We’ve asked that very question several times on this page, and we ask it again. Why is Indian Point, a nuclear danger to millions of residents in one of the most crowded regions of the country, still in business?

There are no answers, only rhetoric and assertions.

Here is the latest evidence in favor of closing Indian Point: Small quantities of radioactive water are leaking from a pool that stores spent fuel rods. Nobody can quite figure out the source of the leak. That in itself is a scary thought.

Word of the leak comes after the plant’s sirens, which are supposed to signal an emergency, failed several tests. With good reason, federal officials are investigating security at this dangerous and unnecessary power plant.

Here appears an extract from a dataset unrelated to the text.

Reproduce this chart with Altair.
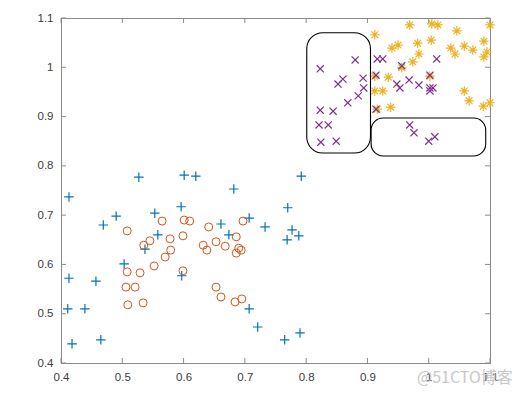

Indian Point’s owners, the Entergy Corp., say they’re doing everything they can to find the source of the radioactive leak. Residents have been told that there is nothing to fear; that the leak amounts to only about a quart or two a day.

But, of course, the problems at Indian Point go beyond this leak—which is hardly a minor issue anyway. Indian Point is a national-security threat to the city of New York and its surrounding communities. A terrorist strike there would be a global catastrophe,  so horrible that, as Nikita Khruschev said in another era of nuclear-powered fears, the living would envy the dead.

It is infuriating to realize that Governor George Pataki could shut down Indian Point single-handedly. But once again, the lame-duck Governor is demonstrating his stupidity on an issue that means so much to so many New Yorkers. He will be remembered as a passive man who did nothing—after the horror of 9/11—to prevent this disaster in the making.

Why is Indian Point still in business? Because the Governor of New York is afraid to act. That’s why.